Une lutte inefficace contre la corruption
Le deuxième point de blocage concerne les lois anti-corruption, qui font l’objet de résistances majeures de la part des partis traditionnels. Al Liwa’ (13 mars 2025) indique que les tentatives du gouvernement de mettre en place une autorité indépendante de lutte contre la corruption se sont heurtées à une opposition farouche de plusieurs députés et responsables publics, qui estiment qu’une telle instance pourrait être utilisée comme un outil de règlement de comptes politiques.
Une loi sur la transparence des marchés publics, adoptée en 2024 sous la pression du Fonds monétaire international (FMI), est également restée lettre morte, faute d’application concrète. Al Quds (13 mars 2025) rapporte que les tribunaux libanais n’ont toujours pas jugé les affaires de corruption ouvertes depuis 2020, faute de volonté politique.
Un déficit public hors de contrôle
Le déficit public du Liban continue d’augmenter, atteignant plus de 170 % du PIB en 2025. Nawaf Salam tente d’imposer des coupes budgétaires drastiques, notamment dans les subventions publiques, pour réduire cette dette colossale. Cependant, les partis d’opposition et certains groupes parlementaires proches des milieux économiques s’opposent à ces mesures, les jugeant trop brutales pour une population déjà appauvrie par la crise.
La Banque mondiale avait proposé un prêt d’urgence d’un milliard de dollars pour aider le Liban à financer certaines de ses réformes, mais celui-ci est conditionné à l’adoption de plusieurs lois que le Parlement refuse encore d’examiner.
Un gouvernement pris en étau entre pressions internes et internationales
Le Premier ministre Nawaf Salam fait face à une pression croissante de la part des institutions financières internationales, notamment du Fonds monétaire international (FMI), qui demande des réformes structurelles pour débloquer les aides promises. Toutefois, l’incapacité du gouvernement à faire adopter ces réformes au Parlement retarde l’accès aux financements nécessaires.
Les pressions internationales se heurtent également aux tensions internes avec les principaux partis libanais. Le Hezbollah et certains blocs parlementaires voient dans ces réformes une tentative d’ingérence étrangère et s’opposent à toute mesure dictée par le FMI et la Banque mondiale, considérant qu’elles risquent de mettre le Liban sous tutelle économique.
Quels scénarios pour l’avenir ?
L’absence de consensus politique sur ces réformes place le Liban dans une impasse institutionnelle. Sans avancée législative, le pays risque une aggravation de sa crise financière et un effondrement progressif de son système économique.

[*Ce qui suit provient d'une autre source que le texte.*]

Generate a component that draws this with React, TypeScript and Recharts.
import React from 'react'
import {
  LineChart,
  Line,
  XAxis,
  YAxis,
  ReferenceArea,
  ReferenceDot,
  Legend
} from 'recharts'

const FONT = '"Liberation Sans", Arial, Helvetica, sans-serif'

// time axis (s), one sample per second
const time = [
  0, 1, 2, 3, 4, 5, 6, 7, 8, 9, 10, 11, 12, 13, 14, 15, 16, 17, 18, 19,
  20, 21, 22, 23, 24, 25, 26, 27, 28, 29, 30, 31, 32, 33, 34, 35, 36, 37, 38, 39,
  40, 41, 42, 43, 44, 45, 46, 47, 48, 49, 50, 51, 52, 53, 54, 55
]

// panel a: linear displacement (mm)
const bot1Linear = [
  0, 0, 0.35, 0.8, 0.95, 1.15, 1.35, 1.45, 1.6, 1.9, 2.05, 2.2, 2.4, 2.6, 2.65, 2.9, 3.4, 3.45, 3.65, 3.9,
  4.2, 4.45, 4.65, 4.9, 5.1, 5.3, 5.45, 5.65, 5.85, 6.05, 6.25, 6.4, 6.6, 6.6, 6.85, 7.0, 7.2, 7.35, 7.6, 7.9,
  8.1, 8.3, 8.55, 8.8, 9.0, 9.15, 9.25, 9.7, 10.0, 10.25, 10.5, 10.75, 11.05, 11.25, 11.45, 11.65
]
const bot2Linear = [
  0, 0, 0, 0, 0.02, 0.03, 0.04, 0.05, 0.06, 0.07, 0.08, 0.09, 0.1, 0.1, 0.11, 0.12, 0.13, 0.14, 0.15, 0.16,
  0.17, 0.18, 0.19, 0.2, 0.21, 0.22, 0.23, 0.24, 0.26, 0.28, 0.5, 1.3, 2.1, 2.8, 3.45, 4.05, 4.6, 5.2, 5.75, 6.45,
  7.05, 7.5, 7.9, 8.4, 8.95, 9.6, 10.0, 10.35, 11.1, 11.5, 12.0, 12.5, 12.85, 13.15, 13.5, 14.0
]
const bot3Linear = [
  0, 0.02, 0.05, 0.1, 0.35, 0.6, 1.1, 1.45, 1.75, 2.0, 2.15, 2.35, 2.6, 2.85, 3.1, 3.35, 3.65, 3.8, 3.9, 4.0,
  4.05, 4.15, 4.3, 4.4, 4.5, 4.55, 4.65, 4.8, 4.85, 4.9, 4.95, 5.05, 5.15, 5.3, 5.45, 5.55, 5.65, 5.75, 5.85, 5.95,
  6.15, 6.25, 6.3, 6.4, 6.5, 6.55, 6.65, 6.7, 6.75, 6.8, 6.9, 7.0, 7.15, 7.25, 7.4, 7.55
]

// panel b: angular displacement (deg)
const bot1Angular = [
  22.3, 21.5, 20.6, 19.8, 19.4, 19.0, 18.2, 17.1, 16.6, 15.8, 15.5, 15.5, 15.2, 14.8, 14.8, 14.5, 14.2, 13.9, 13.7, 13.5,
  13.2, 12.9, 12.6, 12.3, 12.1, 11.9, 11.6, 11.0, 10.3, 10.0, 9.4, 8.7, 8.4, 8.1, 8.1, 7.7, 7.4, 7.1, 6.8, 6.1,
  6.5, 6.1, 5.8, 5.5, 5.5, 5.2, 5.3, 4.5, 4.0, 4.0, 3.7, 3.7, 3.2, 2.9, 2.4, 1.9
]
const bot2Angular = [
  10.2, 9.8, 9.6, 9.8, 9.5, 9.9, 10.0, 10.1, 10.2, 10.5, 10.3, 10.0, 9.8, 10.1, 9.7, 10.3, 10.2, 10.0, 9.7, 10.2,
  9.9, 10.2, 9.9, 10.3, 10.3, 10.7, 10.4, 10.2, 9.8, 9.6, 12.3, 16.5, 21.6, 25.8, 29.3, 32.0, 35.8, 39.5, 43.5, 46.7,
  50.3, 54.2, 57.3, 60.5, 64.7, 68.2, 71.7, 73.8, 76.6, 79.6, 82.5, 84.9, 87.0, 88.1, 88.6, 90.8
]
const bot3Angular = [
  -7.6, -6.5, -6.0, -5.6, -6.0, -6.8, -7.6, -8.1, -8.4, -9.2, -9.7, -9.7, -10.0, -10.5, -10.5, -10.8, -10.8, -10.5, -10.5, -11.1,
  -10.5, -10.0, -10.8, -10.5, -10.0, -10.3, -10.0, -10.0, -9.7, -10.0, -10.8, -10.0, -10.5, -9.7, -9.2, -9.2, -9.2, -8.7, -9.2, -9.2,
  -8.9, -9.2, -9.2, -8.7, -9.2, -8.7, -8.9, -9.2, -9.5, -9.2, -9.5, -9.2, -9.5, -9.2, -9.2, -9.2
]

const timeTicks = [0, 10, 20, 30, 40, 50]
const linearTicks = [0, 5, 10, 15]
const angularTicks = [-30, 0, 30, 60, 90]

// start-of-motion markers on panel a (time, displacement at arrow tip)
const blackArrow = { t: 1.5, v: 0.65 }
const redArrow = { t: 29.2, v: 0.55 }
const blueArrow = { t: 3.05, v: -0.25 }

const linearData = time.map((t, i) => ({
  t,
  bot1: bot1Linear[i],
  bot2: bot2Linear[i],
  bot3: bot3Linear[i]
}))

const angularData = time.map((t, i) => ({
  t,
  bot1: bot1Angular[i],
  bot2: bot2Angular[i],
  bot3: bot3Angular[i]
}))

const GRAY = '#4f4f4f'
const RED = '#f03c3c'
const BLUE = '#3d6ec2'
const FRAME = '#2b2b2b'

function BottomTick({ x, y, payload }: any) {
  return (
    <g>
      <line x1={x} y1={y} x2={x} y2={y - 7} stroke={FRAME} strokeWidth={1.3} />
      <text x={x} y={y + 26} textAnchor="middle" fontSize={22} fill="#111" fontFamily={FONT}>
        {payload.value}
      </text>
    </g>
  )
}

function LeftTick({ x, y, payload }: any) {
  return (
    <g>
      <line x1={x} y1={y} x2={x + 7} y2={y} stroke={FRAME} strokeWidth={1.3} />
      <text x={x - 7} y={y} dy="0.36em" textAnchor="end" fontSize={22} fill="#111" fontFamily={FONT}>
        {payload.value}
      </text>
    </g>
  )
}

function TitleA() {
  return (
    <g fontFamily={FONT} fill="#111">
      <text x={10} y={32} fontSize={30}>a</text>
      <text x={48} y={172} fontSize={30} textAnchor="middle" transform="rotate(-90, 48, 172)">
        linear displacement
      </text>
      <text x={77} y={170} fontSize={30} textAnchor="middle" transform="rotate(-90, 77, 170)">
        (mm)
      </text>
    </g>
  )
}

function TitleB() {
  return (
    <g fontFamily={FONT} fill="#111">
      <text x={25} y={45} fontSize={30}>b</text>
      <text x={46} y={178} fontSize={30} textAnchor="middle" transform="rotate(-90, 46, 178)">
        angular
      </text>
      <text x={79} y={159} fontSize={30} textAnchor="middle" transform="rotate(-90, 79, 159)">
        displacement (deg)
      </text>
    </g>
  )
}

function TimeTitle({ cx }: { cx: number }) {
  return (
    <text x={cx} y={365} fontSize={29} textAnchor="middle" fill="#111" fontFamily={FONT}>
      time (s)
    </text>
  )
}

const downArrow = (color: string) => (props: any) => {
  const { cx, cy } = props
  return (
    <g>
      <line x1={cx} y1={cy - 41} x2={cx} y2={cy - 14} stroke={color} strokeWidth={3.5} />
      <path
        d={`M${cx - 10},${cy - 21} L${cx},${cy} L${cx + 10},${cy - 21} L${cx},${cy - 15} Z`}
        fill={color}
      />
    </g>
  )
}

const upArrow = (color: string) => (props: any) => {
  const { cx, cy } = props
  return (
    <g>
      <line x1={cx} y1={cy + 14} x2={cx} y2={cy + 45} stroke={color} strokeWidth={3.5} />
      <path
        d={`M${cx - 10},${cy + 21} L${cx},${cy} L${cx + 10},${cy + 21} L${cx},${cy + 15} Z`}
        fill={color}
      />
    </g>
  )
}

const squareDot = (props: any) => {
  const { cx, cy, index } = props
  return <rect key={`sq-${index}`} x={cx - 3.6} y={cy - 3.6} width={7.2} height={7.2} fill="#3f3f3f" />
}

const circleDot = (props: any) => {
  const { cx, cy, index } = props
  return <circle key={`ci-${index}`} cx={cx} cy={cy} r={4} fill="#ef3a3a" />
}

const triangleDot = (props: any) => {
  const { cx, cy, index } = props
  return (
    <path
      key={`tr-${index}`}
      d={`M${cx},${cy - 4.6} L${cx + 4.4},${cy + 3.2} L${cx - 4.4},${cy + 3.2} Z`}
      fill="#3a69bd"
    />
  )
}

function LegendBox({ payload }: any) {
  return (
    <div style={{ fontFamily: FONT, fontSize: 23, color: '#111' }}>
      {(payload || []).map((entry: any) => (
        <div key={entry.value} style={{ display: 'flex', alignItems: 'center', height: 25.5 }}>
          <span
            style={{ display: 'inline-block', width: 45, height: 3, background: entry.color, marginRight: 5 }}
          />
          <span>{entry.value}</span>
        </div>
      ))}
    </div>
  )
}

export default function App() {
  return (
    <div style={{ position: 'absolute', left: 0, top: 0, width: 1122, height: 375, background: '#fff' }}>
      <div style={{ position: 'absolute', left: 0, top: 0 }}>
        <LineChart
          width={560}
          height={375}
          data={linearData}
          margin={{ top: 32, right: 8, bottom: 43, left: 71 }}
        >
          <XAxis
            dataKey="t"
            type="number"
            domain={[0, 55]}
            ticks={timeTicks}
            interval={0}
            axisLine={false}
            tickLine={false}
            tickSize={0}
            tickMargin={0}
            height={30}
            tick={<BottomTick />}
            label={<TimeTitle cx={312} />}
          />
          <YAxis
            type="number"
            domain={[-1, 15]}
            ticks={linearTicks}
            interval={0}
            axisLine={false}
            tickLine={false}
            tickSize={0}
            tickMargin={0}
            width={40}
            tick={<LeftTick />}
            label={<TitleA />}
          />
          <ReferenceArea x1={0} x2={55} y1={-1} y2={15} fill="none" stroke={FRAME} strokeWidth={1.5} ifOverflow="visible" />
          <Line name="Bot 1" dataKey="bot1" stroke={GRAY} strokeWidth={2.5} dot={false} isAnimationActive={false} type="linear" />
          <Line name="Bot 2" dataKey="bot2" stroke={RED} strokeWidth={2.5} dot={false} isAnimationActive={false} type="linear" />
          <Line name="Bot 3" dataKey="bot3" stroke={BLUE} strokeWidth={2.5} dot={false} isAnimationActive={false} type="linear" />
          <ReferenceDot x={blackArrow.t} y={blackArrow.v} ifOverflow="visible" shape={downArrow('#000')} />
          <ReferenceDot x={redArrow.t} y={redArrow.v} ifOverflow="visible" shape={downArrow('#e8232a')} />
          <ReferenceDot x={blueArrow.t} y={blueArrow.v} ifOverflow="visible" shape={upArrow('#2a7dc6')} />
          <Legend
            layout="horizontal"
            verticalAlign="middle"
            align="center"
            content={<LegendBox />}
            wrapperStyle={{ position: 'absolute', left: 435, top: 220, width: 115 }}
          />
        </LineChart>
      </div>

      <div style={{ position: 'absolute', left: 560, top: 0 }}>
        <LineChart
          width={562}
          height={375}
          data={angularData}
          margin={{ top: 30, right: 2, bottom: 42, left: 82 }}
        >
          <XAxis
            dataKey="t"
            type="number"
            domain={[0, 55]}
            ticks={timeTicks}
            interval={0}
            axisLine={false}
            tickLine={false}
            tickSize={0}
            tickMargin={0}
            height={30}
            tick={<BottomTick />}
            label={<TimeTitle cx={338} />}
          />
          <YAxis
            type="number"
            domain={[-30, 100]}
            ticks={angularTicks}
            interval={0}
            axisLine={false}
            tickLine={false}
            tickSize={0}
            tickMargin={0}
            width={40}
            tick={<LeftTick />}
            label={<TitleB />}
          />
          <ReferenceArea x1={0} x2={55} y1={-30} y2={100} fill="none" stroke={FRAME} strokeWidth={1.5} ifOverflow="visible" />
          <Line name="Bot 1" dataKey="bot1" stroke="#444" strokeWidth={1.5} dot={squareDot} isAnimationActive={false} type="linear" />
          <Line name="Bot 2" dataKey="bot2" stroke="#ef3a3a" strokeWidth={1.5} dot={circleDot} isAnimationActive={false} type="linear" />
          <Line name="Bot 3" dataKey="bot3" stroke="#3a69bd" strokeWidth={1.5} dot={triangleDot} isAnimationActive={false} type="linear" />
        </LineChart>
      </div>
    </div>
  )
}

Si Nawaf Salam ne parvient pas à surmonter les blocages parlementaires, son gouvernement pourrait être contraint à la démission sous la pression de l’opposition, ce qui ouvrirait la voie à une nouvelle période d’instabilité politique.
D’un autre côté, si des compromis sont trouvés, le Liban pourrait bénéficier d’un soutien financier extérieur, mais cela nécessiterait des efforts considérables pour garantir l’application effective des réformes, un défi qui semble encore hors d’atteinte dans les conditions actuelles.